Em A informação, temos duas personagens que, por si só, já são ironia em bruto. Gwyn Barry e Richard Tull são dois amigos quarentões, amigos desde os tempos em que andavam na Universidade. Richard aparece como o mais talentoso: era-lhe adivinhado um futuro brilhante, mas a carreira estagnou, restando-lhe um emprego num pequeno jornal literário, onde fazia recensões críticas. Por seu lado, Gwyin, a quem falta o talento que o outro tem, teve grande sucesso com um romance. Com esse romance, além de dinheiro e de um prémio, veio outra vida. O talento de Richard, já se adivinha, perdido no cinzentismo do fracasso, dá espaço à inveja – seja pelos resultados, seja pela facilidade da vida de Gwyn. A partir daí, são dois passos até à tentativa de destruição da reputação. Ao transformar-se a admiração em inveja, a amizade transforma-se ainda em inimizade – e, em cima disso, em inimizade literária.

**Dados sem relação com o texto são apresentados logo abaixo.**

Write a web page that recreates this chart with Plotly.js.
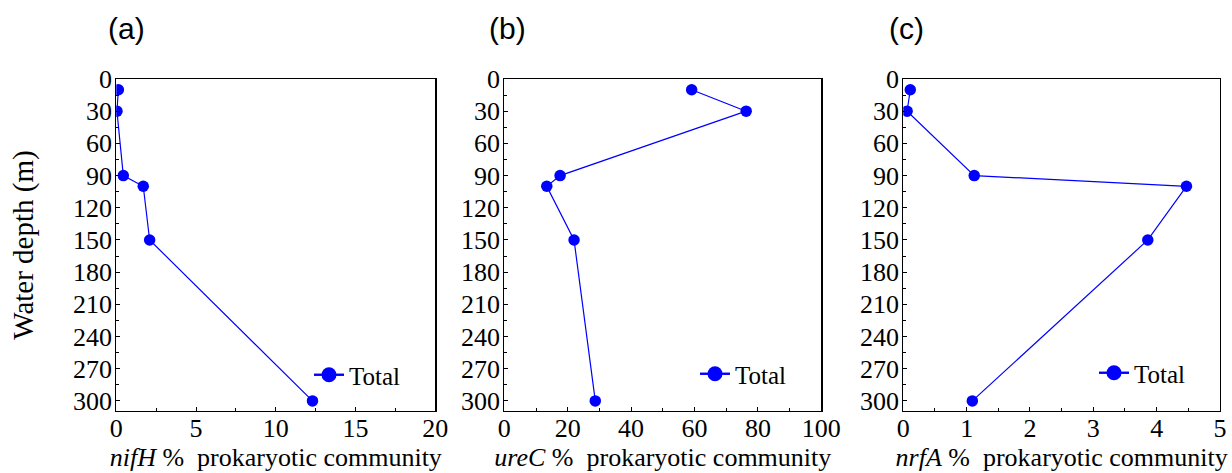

Pela breve amostra, entende-se a prosa de Amis como capaz de explorar cenários, situações, sensações e personagens. O autor nunca vai à fórmula e gosta de esventrar. Outro bom exemplo será Zona de interesse, o seu penúltimo romance. Aqui, saímos de Inglaterra e eis-nos no campo de extermínio de Auschwitz, em cujas imediações vive um comandante nazi. Polémico, o romance viria a ser adaptado ao cinema, tendo a versão cinematográfica estreado no Festival de Cannes. Além da descrição das atrocidades, ainda há a exploração da psique de quem as comete, com as possibilidades de acção, os potenciais de pensamento, as lutas pela sobrevivência, independentemente do que há à volta. Aqui, três personagens narram a vida: Angelus Thomsen é um oficial SS, Paul Doll é comandante de campo e Szmul é um judeu a chefiar uma equipa de prisioneiros. A partir daí, nada é a preto e branco, tudo é perspectiva: Thomsen deseja a mulher de Doll; Doll quer matar a mulher e contrata Szmul para isso. O poder está sempre no centro, mas a mesquinhez também, o pequeno rancor a contaminar tudo, a pequena dor a fazer com que se perca a perspectiva, num exercício de exploração da moral humana.

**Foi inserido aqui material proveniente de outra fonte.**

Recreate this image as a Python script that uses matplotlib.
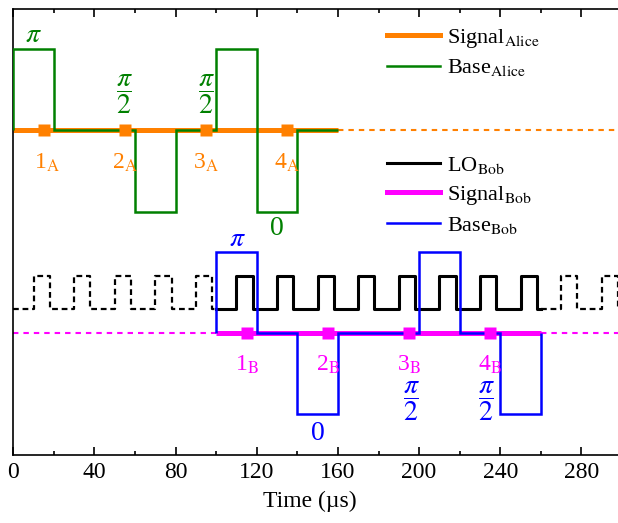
import numpy as np
import matplotlib
matplotlib.use('Agg')
import matplotlib.pyplot as plt
from matplotlib.lines import Line2D

plt.rcParams['font.family'] = ['Liberation Serif', 'DejaVu Serif']
plt.rcParams['mathtext.fontset'] = 'stix'

PI = np.pi

# ---------------- data ----------------
alice_slot_edges = [0, 20, 40, 60, 80, 100, 120, 140, 160]
alice_base = [PI, PI / 2, PI / 2, 0, PI / 2, PI, 0, PI / 2]
alice_pulse_t = [15, 55, 95, 135]
alice_pulse_names = [r'1$_\mathrm{A}$', r'2$_\mathrm{A}$', r'3$_\mathrm{A}$', r'4$_\mathrm{A}$']
alice_base_labels = [r'$\pi$', r'$\dfrac{\pi}{2}$', r'$\dfrac{\pi}{2}$', '0']
alice_signal_on = [0, 160]

bob_slot_edges = [100, 120, 140, 160, 180, 200, 220, 240, 260]
bob_base = [PI, PI / 2, 0, PI / 2, PI / 2, PI, PI / 2, 0]
bob_pulse_t = [115, 155, 195, 235]
bob_pulse_names = [r'1$_\mathrm{B}$', r'2$_\mathrm{B}$', r'3$_\mathrm{B}$', r'4$_\mathrm{B}$']
bob_base_labels = [r'$\pi$', '0', r'$\dfrac{\pi}{2}$', r'$\dfrac{\pi}{2}$']
bob_signal_on = [100, 260]

lo_rise = [10, 30, 50, 70, 90, 110, 130, 150, 170, 190, 210, 230, 250, 270, 290]
lo_fall = [18, 38, 58, 78, 98, 118, 138, 158, 178, 198, 218, 238, 258, 278, 298]
lo_on = [100, 260]

time_range = [0, 300]
x_ticks = [0, 40, 80, 120, 160, 200, 240, 280]

# ---------------- layout ----------------
ALICE_MID, ALICE_AMP = 325.0, 81.5
BOB_MID, BOB_AMP = 122.0, 81.0
LO_LOW, LO_HIGH = 146.0, 179.0

alice_lab_dx = [-5.3, 0, 0, -5]
alice_lab_dy = [13, 36, 36, -17]
bob_lab_dx = [-4.3, -5, 1, -2]
bob_lab_dy = [12, -19, -68, -68]

ORANGE = '#FF8000'
GREEN = '#008000'
BLUE = '#0000FF'
MAGENTA = '#FF00FF'

FS = 17      # ticks, axis label, pulse names
LEGFS = 16   # legend
LFS = 20     # phase labels


def level(phase, mid, amp):
    return mid + (phase / (PI / 2) - 1) * amp


def lo_wave(t0, t1):
    events = sorted([(r, LO_HIGH) for r in lo_rise if t0 <= r < t1] +
                    [(f, LO_LOW) for f in lo_fall if t0 <= f < t1])
    cur = LO_LOW
    xs, ys = [t0], [cur]
    for t, lv in events:
        xs += [t, t]
        ys += [cur, lv]
        cur = lv
    xs.append(t1)
    ys.append(cur)
    return xs, ys


fig = plt.figure(figsize=(6.18, 5.23), dpi=100)
ax = fig.add_axes([13.3 / 618, 68 / 523, 608.7 / 618, 446.3 / 523])
ax.set_xlim(*time_range)
ax.set_ylim(0, 446.3)

# ---- Alice ----
ax.plot(alice_signal_on, [ALICE_MID] * 2, color=ORANGE, lw=3.6, solid_capstyle='butt', zorder=2)
ax.plot([alice_signal_on[1], time_range[1]], [ALICE_MID] * 2, color=ORANGE, lw=1.5,
        dashes=(2.6, 2.4), zorder=2)
alice_levels = [level(p, ALICE_MID, ALICE_AMP) for p in alice_base]
ax.stairs(alice_levels, alice_slot_edges, baseline=ALICE_MID, color=GREEN, lw=1.8, zorder=3)
ax.plot(alice_pulse_t, [ALICE_MID] * len(alice_pulse_t), 's', color=ORANGE, ms=8.5, zorder=4,
        mec='none')

for i, t in enumerate(alice_pulse_t):
    dxn = 1.5 if i == 0 else 0
    ax.text(t + dxn, ALICE_MID - 33, alice_pulse_names[i], color=ORANGE, fontsize=FS,
            ha='center', va='center')
    slot = np.searchsorted(alice_slot_edges, t) - 1
    lv = alice_levels[slot]
    ax.text(t + alice_lab_dx[i], lv + alice_lab_dy[i], alice_base_labels[i], color=GREEN,
            fontsize=LFS, ha='center', va='center')

# ---- Bob ----
for seg, ls in [((time_range[0], lo_on[0]), 'dash'), (tuple(lo_on), 'solid'),
                ((lo_on[1], time_range[1]), 'dash')]:
    xs, ys = lo_wave(*seg)
    if ls == 'solid':
        ax.plot(xs, ys, color='black', lw=2.2, zorder=2)
    else:
        ax.plot(xs, ys, color='black', lw=1.6, dashes=(2.6, 1.7), zorder=2)

ax.plot(bob_signal_on, [BOB_MID] * 2, color=MAGENTA, lw=3.6, solid_capstyle='butt', zorder=2)
ax.plot([time_range[0], bob_signal_on[0]], [BOB_MID] * 2, color=MAGENTA, lw=1.5,
        dashes=(2.6, 2.4), zorder=2)
ax.plot([bob_signal_on[1], time_range[1]], [BOB_MID] * 2, color=MAGENTA, lw=1.5,
        dashes=(2.6, 2.4), zorder=2)
bob_levels = [level(p, BOB_MID, BOB_AMP) for p in bob_base]
ax.stairs(bob_levels, bob_slot_edges, baseline=BOB_MID, color=BLUE, lw=1.8, zorder=3)
ax.plot(bob_pulse_t, [BOB_MID] * len(bob_pulse_t), 's', color=MAGENTA, ms=8.5, zorder=4,
        mec='none')

for i, t in enumerate(bob_pulse_t):
    ax.text(t, BOB_MID - 32, bob_pulse_names[i], color=MAGENTA, fontsize=FS,
            ha='center', va='center')
    slot = np.searchsorted(bob_slot_edges, t) - 1
    lv = bob_levels[slot]
    ax.text(t + bob_lab_dx[i], lv + bob_lab_dy[i], bob_base_labels[i], color=BLUE,
            fontsize=LFS, ha='center', va='center')

# ---- legends ----
h_alice = [Line2D([], [], color=ORANGE, lw=3.6), Line2D([], [], color=GREEN, lw=1.8)]
l_alice = [r'Signal$_\mathrm{Alice}$', r'Base$_\mathrm{Alice}$']
fig.legend(h_alice, l_alice, loc='center left', bbox_to_anchor=(386.7 / 618, 1 - 52.5 / 523),
           bbox_transform=fig.transFigure, frameon=False, fontsize=LEGFS, borderpad=0,
           borderaxespad=0, handlelength=2.4, handletextpad=0.3, labelspacing=0.35)
h_bob = [Line2D([], [], color='black', lw=2.2), Line2D([], [], color=MAGENTA, lw=3.6),
         Line2D([], [], color=BLUE, lw=1.8)]
l_bob = [r'LO$_\mathrm{Bob}$', r'Signal$_\mathrm{Bob}$', r'Base$_\mathrm{Bob}$']
fig.legend(h_bob, l_bob, loc='center left', bbox_to_anchor=(386.7 / 618, 1 - 195.5 / 523),
           bbox_transform=fig.transFigure, frameon=False, fontsize=LEGFS, borderpad=0,
           borderaxespad=0, handlelength=2.4, handletextpad=0.3, labelspacing=0.35)

# ---- axes styling ----
ax.set_xticks(x_ticks)
ax.set_xticks(np.arange(20, 300, 40), minor=True)
ax.set_yticks([])
ax.tick_params(axis='x', which='both', direction='in', top=True, labelsize=FS, pad=5, width=1.2)
ax.tick_params(axis='x', which='major', length=6)
ax.tick_params(axis='x', which='minor', length=3)
for s in ax.spines.values():
    s.set_linewidth(1.2)
ax.set_xlabel('Time (µs)', fontsize=FS)
ax.xaxis.set_label_coords((310 - 13.3) / 608.7, -0.08)

fig.savefig('out.png', dpi=100)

Com isto, não espanta que Amis seja um dos escritores mais fortes da produção literária inglesa das últimas décadas. Pertencendo a uma geração em que se incluem autores como Salman Rushdie, Julian Barnes ou Ian McEwan, compôs uma obra que marcou uma era, com livros que não só não têm medo de mergulhar no escuro como servem para isso mesmo. Escrito o obituário, vários são os órgãos de comunicação social a lembrar o que o autor disse: que queria deixar uma prateleira em relação à qual pudesse dizer onde ele mesmo começava e terminava. Deixa-nos uma prateleira e a possibilidade do desconcerto permanente. Em vez de ser coisa pouca, para um escritor, é mesmo quase tudo.

A autora escreve de acordo com o antigo acordo ortográfico.